While learning the concept of test functions, I am stuck on the following exercise. Following the book's notation we define $C^\infty_c (\mathbb{R}^d)$ as the set of smooth, compactly supported functions mapping from $\mathbb{R^d} \to \mathbb{C}$, and $C^\infty_c(K) \subset C^\infty_c(\mathbb{R}^d)$ the subset who are supported in $K$.
Let $K$ be a compact set in $\mathbb{R}^d$. Show that a linear map $T: C^\infty_c(K) \to X$ into a normed vector space $X$ is continuous if and only if there exists $k\geq 0$ and $C > 0$ such that $\|Tf\|_{K} \leq C \| f\|_{C^k}$ for all $f\in C^\infty_c(K)$.
Prior to this exercise my textbook defines the topology on $C_c^\infty (K)$ as the topology generated by the normS $$\| f\|_{C^k}=:\sup_{x\in K}\sum_{j=1}^k |\nabla^j f(x)|,$$
with $k = 1, 2, \dots$ and $\nabla^j f(x)$ being the $d^j$-dimensional vector.

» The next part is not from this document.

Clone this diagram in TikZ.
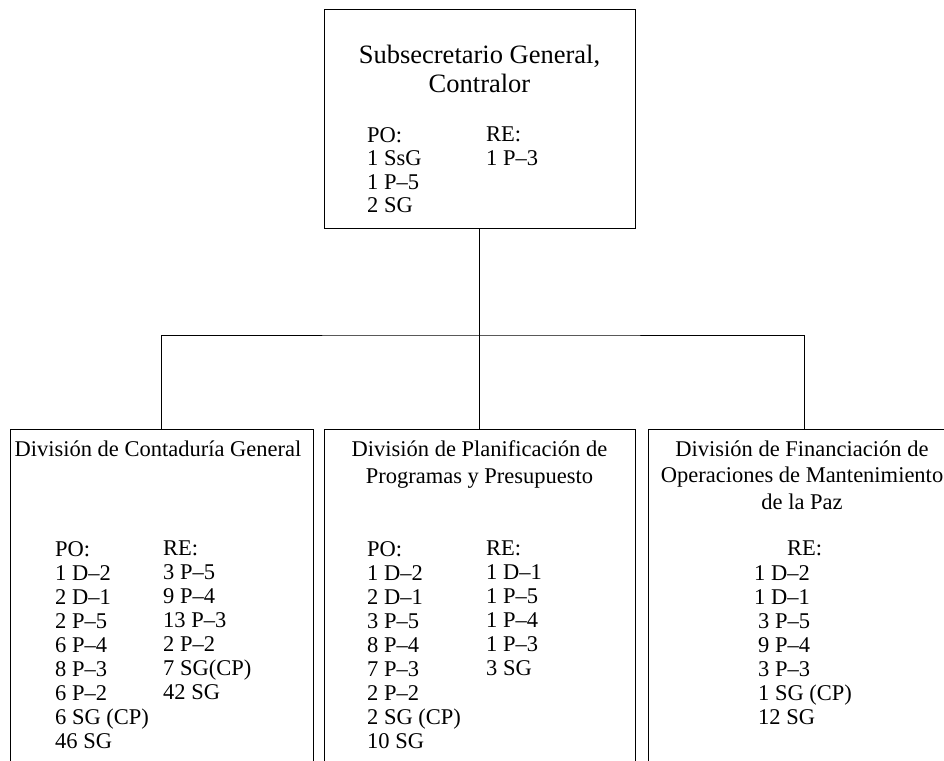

I found much trouble proving the forward direction ($\implies$). Here is what I have tried.
Let $\tau_k$ be the topology generated by the norm $\|\cdot\|_{C^k}$. Since $\| f\|_{C^{k'}}\geq \|f\|_{C^k}$ whenever $k' \geq k$, we know that $\tau_k \subset \tau_{k'}$. It follows that the topology of $C_c^\infty(K)$ is given by $\cup_{i=1}^\infty \tau_k$. We will prove the forward direction if we can show that there exists $k>0$ such that for all open set $O$ in $X$, $T^{-1}(O)\in \tau_k$. As this will then imply $\|Tf\|_{K} \leq C \| f\|_{C^k}$ due to the equivalence between boundedness and continuity of an operator.
However, I cannot convince myself that such finite $k$ exists. Specifically, what if there is a sequence of $O_k$ open in $X$ such that $O_k\in \tau_k $ but $O_k \notin \tau_{k-1}$ for every $k>1$? If this possibility is true, then it would contradict the statement of the exercise.
I would appreciate it if someone could point out any conceptual error or provide hints to solving this exercise.
This is my answer to my own question after reading a reference suggested in the comment.
Assume continuity of $T$ with respect to the topology of $C^\infty_c(K)$. To show that the linear operator $T$ is continuous with respect to $\tau_k$ for some finite $k$, it suffices to show that there exists a fixed $k$ such that for all $r> 0$, there exists a $\delta>0$ satisfying $\{f: \|f\|_{C^k} < \delta\} \subset T^{-1}(B_r(0))$.
Since $\{\{f: \|f\|_{C^k}< \epsilon \} : k \geq 0, \epsilon > 0\}\subset \tau_k$ forms a neighborhood basis of $0$, there exists $k>0, \epsilon>0$ such that $N{\epsilon}(0) =: \{f: \|f\|_{C^k}< \epsilon\}\subset T^{-1}(B_1(0))$. Then for arbitrary $r> 0$, we get
$$ N_{r\epsilon}(0) := \{f: \|f\|_{C^k} < r\epsilon\}\subset T^{-1}(B_r(0)) $$
Hence $T$ is continuous at $0$ with respect to $\tau_k$.